Chatterley’s first category is comfortably familiar, with powered devices networked via Ethernet, Wi-Fi, or Bluetooth. The second group awaits greater 5G rollout to support such devices as autonomous cars and robots. The last, which contains inexpensive, low-powered devices often spread across agricultural fields or entire cities, is the hot IoT market today.

Those products, which must operate for years on a battery and therefore send minimal data to the cloud, are good candidates for connectivity services based on Low-Power, Wide Area Network (LPWAN), a protocol that supports a range of networks optimized for low-power IoT sensors spread over miles, regions, or the country.

One major LPWAN option is the LoRaWAN specification, shepherded by the fast-growing LoRa Alliance. It uses unlicensed radio spectrum, supports longer device battery life, and allows firms to set up public and private networks like Senet has done.

Other options under the LPWAN umbrella include Narrowband IoT (NB-IoT) and LTE-M (for machines), which rely on licensed phone carrier networks; Zigbee, a standard using license-free 2.4 GHz frequencies (IEEE 802.15.4) in smart homes and commercial installations; and Sigfox, a proprietary network standard popular in Europe for devices that send small bursts of data infrequently.
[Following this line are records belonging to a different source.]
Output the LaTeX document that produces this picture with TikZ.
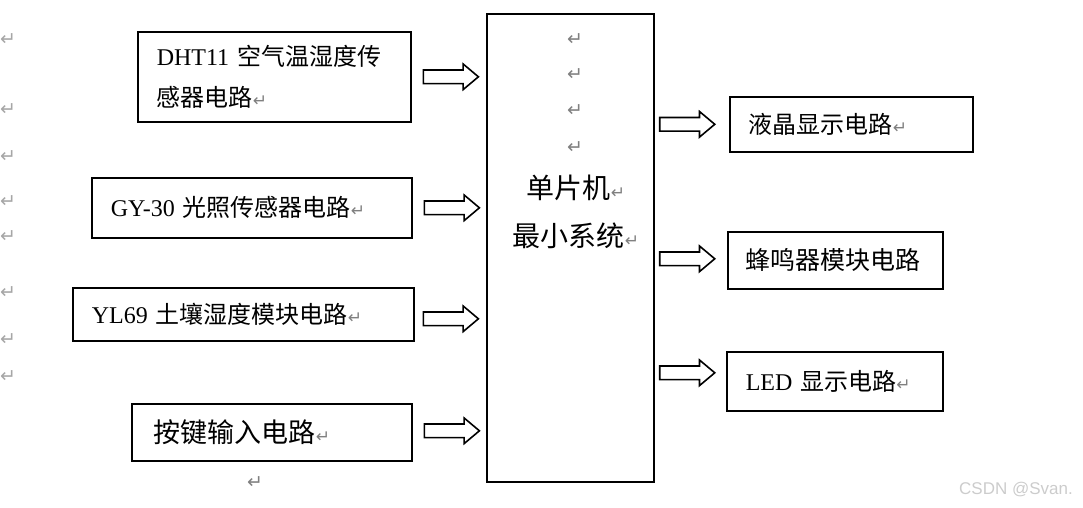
\documentclass[tikz,border=0pt]{standalone}
\usepackage{fontspec}
\setmainfont{Liberation Serif}
\newfontfamily\cjk{Noto Sans CJK SC}
\newfontfamily\symfont{DejaVu Sans}
\newfontfamily\wmfont{Liberation Sans}
\usetikzlibrary{positioning,shapes.arrows}

\newcommand{\zh}[1]{{\cjk #1}}
\newcommand{\pmk}{{\symfont\fontsize{17}{17}\selectfont\color{gray}↵}}

\tikzset{
	blk/.style={draw,line width=1.6pt,anchor=north west,align=left,inner xsep=19pt,inner ysep=0pt,font=\fontsize{24}{41}\selectfont},
	hollow/.style={draw,line width=1.6pt,single arrow,single arrow head extend=6pt,single arrow tip angle=80,inner xsep=0pt,inner ysep=6pt,minimum height=55pt},
	pmark/.style={text=gray,font=\symfont\fontsize{19}{19}\selectfont,inner sep=0pt}
}

\begin{document}
\begin{tikzpicture}[x=1pt,y=-1pt]
\useasboundingbox (0,0) rectangle (1083,508);

% input blocks
\node[blk,text width=235pt,minimum height=90pt](dht) at (137,31) {DHT11 \zh{空气温湿度传}\\\zh{感器电路}\pmk};
\node[blk,text width=282pt,minimum height=60pt](gy) at (91,177) {GY-30 \zh{光照传感器电路}\pmk};
\node[blk,text width=303pt,minimum height=53pt](yl) at (72,287) {YL69 \zh{土壤湿度模块电路}\pmk};
\node[blk,text width=236pt,inner xsep=22pt,minimum height=57pt,font=\fontsize{27}{30}\selectfont](key) at (131,403) {\zh{按键输入电路}\pmk};

% MCU
\node[draw,line width=1.6pt,anchor=north west,inner sep=0pt,minimum width=167pt,minimum height=468pt](mcu) at (486,13) {};
\node[align=center,font=\fontsize{28}{48}\selectfont](mcutxt) at (576,212) {\zh{单片机}\pmk\\\zh{最小系统}\pmk};

% output blocks
\node[blk,text width=205pt,minimum height=55pt](lcd) at (729,96) {\zh{液晶显示电路}\pmk};
\node[blk,text width=179pt,inner xsep=18pt,minimum height=57pt,font=\fontsize{25}{30}\selectfont](buz) at (727,231) {\zh{蜂鸣器模块电路}};
\node[blk,text width=178pt,minimum height=59pt](led) at (726,351) {LED \zh{显示电路}\pmk};

% arrows
\node[hollow,right=11pt of dht](a1) {};
\node[hollow,right=11pt of gy](a2) {};
\node[hollow,right=8pt of yl,yshift=-4.5pt](a3) {};
\node[hollow,right=11pt of key,yshift=1.5pt](a4) {};
\node[hollow,left=13pt of lcd](a5) {};
\node[hollow,left=11pt of buz,yshift=1.5pt](a6) {};
\node[hollow,left=10pt of led,yshift=8.5pt](a7) {};

% paragraph marks
\foreach[count=\c] \y in {40,75,111,148}
	\node[pmark](pc\c) at (575,\y) {↵};
\foreach[count=\c] \y in {40,110,157,202,237,293,340,377}
	\node[pmark,text=gray!70,anchor=west](pl\c) at (0,\y) {↵};
\node[pmark](pk) at (255,483) {↵};

\node[text=gray!40,font=\wmfont\fontsize{17}{17}\selectfont](wm) at (1016,490) {CSDN @Svan.};
\end{tikzpicture}
\end{document}
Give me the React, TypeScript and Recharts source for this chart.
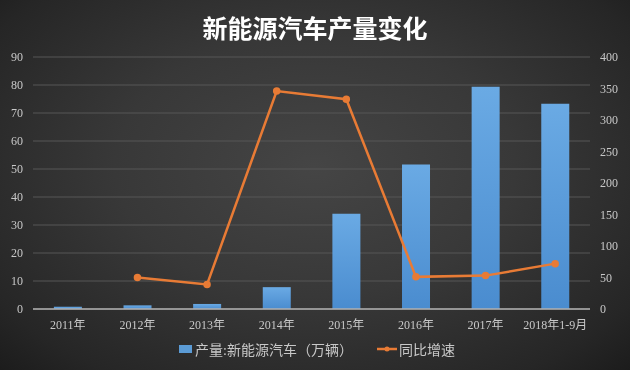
import React from 'react';
import { ComposedChart, Bar, Line, XAxis, YAxis, CartesianGrid, Legend } from 'recharts';

const categories = ['2011年', '2012年', '2013年', '2014年', '2015年', '2016年', '2017年', '2018年1-9月'];
const production = [0.8, 1.3, 1.8, 7.8, 34.0, 51.6, 79.4, 73.3];
const growth: (number | null)[] = [null, 50, 39, 346, 333, 51, 53, 72];
const leftTicks = [0, 10, 20, 30, 40, 50, 60, 70, 80, 90];
const rightTicks = [0, 50, 100, 150, 200, 250, 300, 350, 400];

const data = categories.map((c, i) => ({ name: c, production: production[i], growth: growth[i] }));

const tickStyle = { fill: '#c8c8c8', fontSize: 12, fontFamily: '"Liberation Serif", "DejaVu Serif", "Noto Sans CJK SC", serif' };

const renderLegend = () => (
  <div style={{ display: 'flex', justifyContent: 'center', alignItems: 'center', fontFamily: '"Liberation Serif", "Noto Sans CJK SC", serif', fontSize: 14, color: '#c8c8c8', paddingLeft: 4 }}>
    <span style={{ display: 'inline-block', width: 13, height: 8, background: '#5b9bd5', marginRight: 3 }} />
    <span style={{ marginRight: 24 }}>产量:新能源汽车（万辆）</span>
    <svg width={20} height={10} style={{ marginRight: 2 }}>
      <line x1={0} y1={5} x2={20} y2={5} stroke="#e87b35" strokeWidth={2.5} />
      <circle cx={10} cy={5} r={2.5} fill="#e87b35" />
    </svg>
    <span>同比增速</span>
  </div>
);

export default function App() {
  return (
    <div style={{ position: 'fixed', left: 0, top: 0, width: 630, height: 370, background: 'radial-gradient(ellipse at 50% 45%, #454545 0%, #383838 45%, #262626 85%, #1c1c1c 100%)' }}>
      <div style={{ position: 'absolute', top: 10, left: 0, width: 630, textAlign: 'center', color: '#ffffff', fontSize: 25, fontWeight: 'bold', fontFamily: '"Noto Sans CJK SC", sans-serif', lineHeight: '34px' }}>
        新能源汽车产量变化
      </div>
      <ComposedChart width={630} height={370} data={data} margin={{ top: 57, right: 0, left: 0, bottom: 1 }} barCategoryGap="30%">
        <defs>
          <linearGradient id="barGrad" x1="0" y1="0" x2="0" y2="1">
            <stop offset="0%" stopColor="#6aaae4" />
            <stop offset="100%" stopColor="#4a8ccf" />
          </linearGradient>
        </defs>
        <CartesianGrid vertical={false} stroke="#565656" strokeWidth={1} yAxisId="left" />
        <XAxis dataKey="name" height={30} tick={tickStyle} tickLine={false} axisLine={{ stroke: '#b0b0b0', strokeWidth: 1.5 }} tickMargin={5} interval={0} />
        <YAxis yAxisId="left" domain={[0, 90]} ticks={leftTicks} width={33} tick={tickStyle} tickLine={false} axisLine={false} tickMargin={4} />
        <YAxis yAxisId="right" orientation="right" domain={[0, 400]} ticks={rightTicks} width={40} tick={tickStyle} tickLine={false} axisLine={false} tickMargin={4} />
        <Legend verticalAlign="bottom" height={30} content={renderLegend} />
        <Bar yAxisId="left" dataKey="production" fill="url(#barGrad)" isAnimationActive={false} />
        <Line yAxisId="right" dataKey="growth" stroke="#e87b35" strokeWidth={2.5} dot={{ r: 2.5, fill: '#e87b35', stroke: '#e87b35' }} isAnimationActive={false} connectNulls={false} />
      </ComposedChart>
    </div>
  );
}
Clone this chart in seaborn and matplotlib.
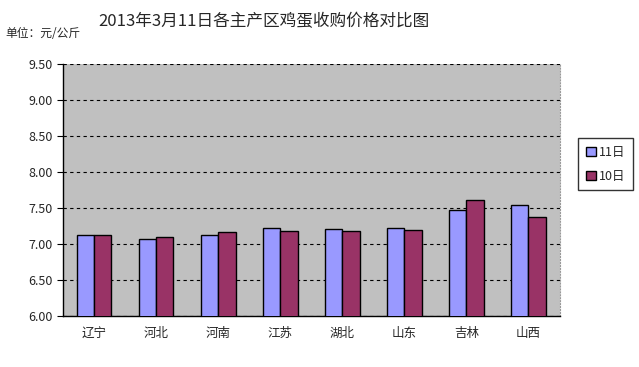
import seaborn as sns
import matplotlib.pyplot as plt
import numpy as np
import pandas as pd

# Data
regions = ['辽宁', '河北', '河南', '江苏', '湖北', '山东', '吉林', '山西']
price_11 = [7.12, 7.07, 7.12, 7.22, 7.21, 7.22, 7.47, 7.54]
price_10 = [7.12, 7.10, 7.17, 7.18, 7.18, 7.19, 7.61, 7.37]
series = ['11日', '10日']

df = pd.DataFrame({
    '地区': regions * 2,
    '价格': price_11 + price_10,
    '日期': [series[0]] * len(regions) + [series[1]] * len(regions),
})

sns.set_style("white")
plt.rcParams['font.family'] = ['Noto Sans CJK SC', 'DejaVu Sans']

fig = plt.figure(figsize=(6.39, 3.67), dpi=100)
ax = fig.add_axes([0.0986, 0.139, 0.777, 0.687])
ax.set_facecolor('#C0C0C0')

sns.barplot(data=df, x='地区', y='价格', hue='日期', hue_order=series,
            palette=['#9999FF', '#993366'], saturation=1, width=0.56,
            edgecolor='black', linewidth=1, ax=ax, zorder=3)

ax.set_ylim(6.0, 9.5)
ax.set_yticks(np.arange(6.0, 9.51, 0.5))
ax.set_yticklabels([f'{v:.2f}' for v in np.arange(6.0, 9.51, 0.5)], fontsize=9)
ax.yaxis.grid(True, color='black', linestyle=(0, (3, 3)), linewidth=0.8, zorder=0)
ax.set_axisbelow(True)
ax.set_xlim(-0.5, len(regions) - 0.5)

# tick marks between categories
ax.set_xticks(np.arange(len(regions)))
ax.set_xticklabels(regions, fontsize=9)
ax.tick_params(axis='x', length=0, pad=8)
ax.set_xticks(np.arange(-0.5, len(regions)), minor=True)
ax.tick_params(axis='x', which='minor', length=4, direction='out', color='black')
ax.tick_params(axis='y', length=4, direction='out', color='black', left=True)

ax.set_xlabel('')
ax.set_ylabel('')
for side in ['left', 'bottom']:
    ax.spines[side].set_color('black')
    ax.spines[side].set_linewidth(1)
ax.spines['top'].set_visible(False)
ax.spines['right'].set_color('#999999')
ax.spines['right'].set_linestyle(':')

leg = ax.legend(loc='upper left', bbox_to_anchor=(1.025, 0.73), frameon=True,
                fancybox=False, edgecolor='black', fontsize=9,
                handlelength=0.8, handleheight=0.8, handletextpad=0.3,
                labelspacing=0.9, borderpad=0.6)
leg.get_frame().set_linewidth(1)

fig.text(0.413, 0.94, '2013年3月11日各主产区鸡蛋收购价格对比图', ha='center',
         va='center', fontsize=12)
fig.text(0.008, 0.91, '单位：元/公斤', ha='left', va='center', fontsize=8.5)

fig.savefig('out.png', dpi=100)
With all these options, channel pros need to guide their customers to the most appropriate and cost-effective solution for specific applications. For instance, “We’re starting to see interest in smart agriculture with LoRa radio,” says Kurt Michel, senior vice president of marketing at Veea, a manufacturer of IoT edge devices and network services. “Farms might use Wi-Fi for cameras to watch cattle, but LoRaWAN to upload data from moisture sensors in acres and acres of fields.”

Another application is education. Veea supports more than 300 schools in Asia over a LoRaWAN network that lets students download lessons to their tablet.

Veea’s VeeaHub Smart Edge Nodes and gateways support IoT devices with Wi-Fi, Bluetooth, Zigbee, and LoRaWAN, and connect them upstream via Ethernet or 4G LTE. They also support Docker containerized applications, developed by the Cambridge, Mass.-based company of the same name, to do local processing. “If all your cameras connect directly to the cloud,” says Michel, “it gets expensive quickly. A gateway uses a single connection to support multiple devices,” so each camera talks to the gateway rather than the cloud directly.

Going forward, 5G may be the hot ticket for new devices, but “the vast amount of IoT in the short term is perfectly well served by 4G or Ethernet,” says Michel. “[Only] 4K cameras for AI processing and the like will need 5G.”

The LoRaWAN networks Senet supports through its 100% channel go-to-market strategy are reusable too. “When you build a network for meter reading, you can then add asset tracking, environmental monitoring, and restaurant food freezer temperature monitors,” Chatterley says.

In the end, how you connect edge hardware depends on your customers’ needs. Devices that require access to power will benefit from more bandwidth upstream through Ethernet over cable or fiber. IoT devices in factories and commercial settings can often use Wi-Fi to reach a gateway or smart edge device. And when you must connect thousands of battery-powered devices, like Senet’s project monitoring soil moisture stakes across Holland, investigate LoRaWAN.